Believability ratings have fallen significantly for nine of 13 news organizations tested, following a similar downturn in positive believability ratings that occurred between 2002 and 2004. The falloff in credibility affects national newspapers, such as the New York Times and USA Today, all three cable news outlets, as well as the broadcast TV networks and NPR.
Across all 13 news organizations included in the survey, the average positive believability rating (3 or 4 on a 4-point scale) is 56 percent. In 2010, the average positive rating was 62 percent. A decade ago, the average rating for the news organizations tested was 71 percent. Since 2002, every news outlet’s believability rating has suffered a double-digit drop, except for local daily newspapers and local TV news. The New York Times was not included in this survey until 2004, but its believability rating has fallen by 13 points since then.

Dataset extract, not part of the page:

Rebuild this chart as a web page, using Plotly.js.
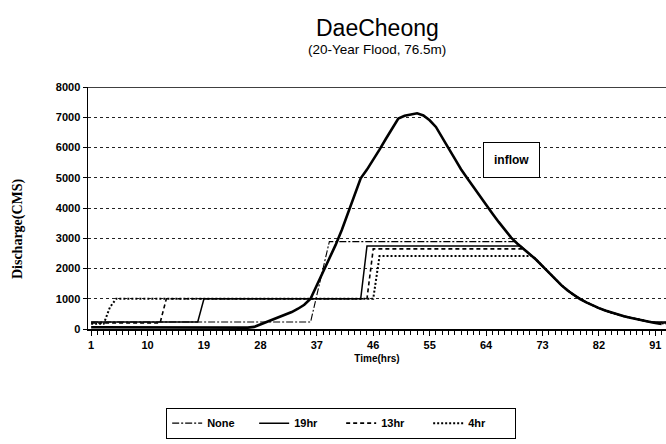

And partisan differences have grown as Republicans’ views of the credibility of news outlets have continued to erode. Today, there are only two news organizations—Fox News and local TV news—that receive positive believability ratings from at least two-thirds of Republicans. By contrast, Democrats generally rate the believability of news organizations positively; majorities of Democrats give all the news organizations tested ratings of 3 or 4 on the 4-point scale, with the exception of Fox News.